The Irish, Italian, and Polish came to west Wales to find work. Fr. Malachy Lync O.Carm realised the growing need for a Catholic church, in Lampeter, the nearest being 60 miles away. Fr. Malachy O.Carm began fund raising; he asked the church and schools in Ireland to assist; he also received generous donations from the local community. The church was built at a difficult time between the wars 1939 -1940. Soon donations began to arrive and by appealing to the local community work began on the church. The architect T.H. Scott from London began the work in 1949. Despite being built in poverty the church is a beautiful example of what can be achieved through faith. Bibliography : Fr. Malachy Linc O.Carm. The more than average height candles in the first photo represent the high altar 'forma antiquior'.

Attached is a picture when the church was complete and the reader will see little has changed.

Mass for the solemn commemoration.

Carmelite Celebrations; a public Mass held here on Tuesday July 16th, (the Feast of Our Lady of Mount Carmel), at 11am, to celebrate the fiftieth anniversary of the British Province of the Carmelite Order.

Celebrated by the Most Rev. Fernando Millán Romeral, O.Carm., Prior General

Fr. Fernando was born on August 19, 1962 in Madrid. He studied at the Colegio Santa Maria del Carmen in Madrid. Following his simple profession in 1981, he studied philosophy at the Pontifical Comillas University and completed his studies in theology at the C.E.T. in Seville, at the Milltown Institute in Dublin and at Comillas. He obtained a licentiate in theology at the Pontifical Comllas University in 1990.

He made his solemn profession in Madrid in 1987 and was ordained a priest  in the same city on January 21 in 1989. Having worked for a number of years as a teacher at Colegio Santa Maria del Carmen in Madrid he spent a number of years at the St. Albert’s International Centre in Rome (CISA) and obtained a doctorate in theology from the Pontifical Gregorian University with a thesis on the theology of penance of Fr. Bartolomé Xiberta, published in 1997 by Edizioni Carmelitane.
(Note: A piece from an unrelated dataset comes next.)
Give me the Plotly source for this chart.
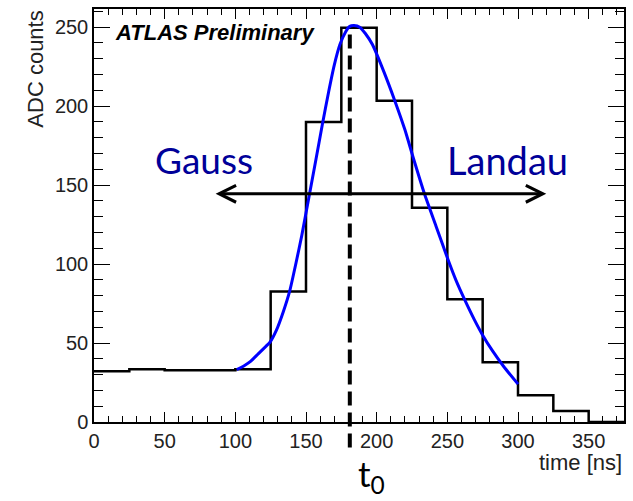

Returning to Spain, he taught as an Ordinary Professor of Sacraments in the Theology Faculty in the Pontifical Comillas University beginning in February 1995. He taught as an guest professor at the Pontifical Gregorian University  and gave courses in a number of other universities as well.

He was a member of the Institutum Carmelitanum in Rome, the Centro de Estudios judeo-cristianos in Madrid and the General Commission for Culture of the Carmelite Order. Further, he was a member of the advisory editorial team for such reviews as: Escapulario del Carmen (Jerez de la Frontera), Sal Terrae (Madrid); Fonte (Madrid) y Estudios Eclesiásticos (Madrid). He is a literary prize-winner for his short story writing.

He was elected Prior General of the Carmelite Order at the 2007 General Chapter in Sassone, Rome and was re-elected to serve for the second term 2013-2019 at the General Chapter 2013. 

Please note; to enlarge a photo please click on it.

Wales has long been important in the history of the re-establishment of the Carmelite Order's presence in Britain.

The Catholic Church in Lampeter was opened on the Feast of Our Lady of Mount Carmel (16th July) 1940, and was the first church dedicated to Our Lady of Mount Carmel in Wales. The building of the church was overseen by Carmelite friar Fr. Malachy Lynch, O.Carm.
The Carmelite Order began in the thirteenth century in the Holy Land. It has become an international family of religious and lay people, who 'follow in the footsteps of Jesus Christ' through a life of prayer and service, in the midst of the people. The Order has produced many saints, such as Teresa of Avila and John of the Cross, who have given the world great insights into the spiritual life.
The Carmelites established themselves in Wales in 1350, with a friary in Denbigh. Sadly, the Dissolution of the Monasteries brought that presence to an end. However, the friars returned to Wales in 1936, with a 'Welsh Mission' based in Aberystwyth. The celebration this year would not be possible, were it not for that work, which spread to Lampeter, Llandeilo and then to Cheltenham.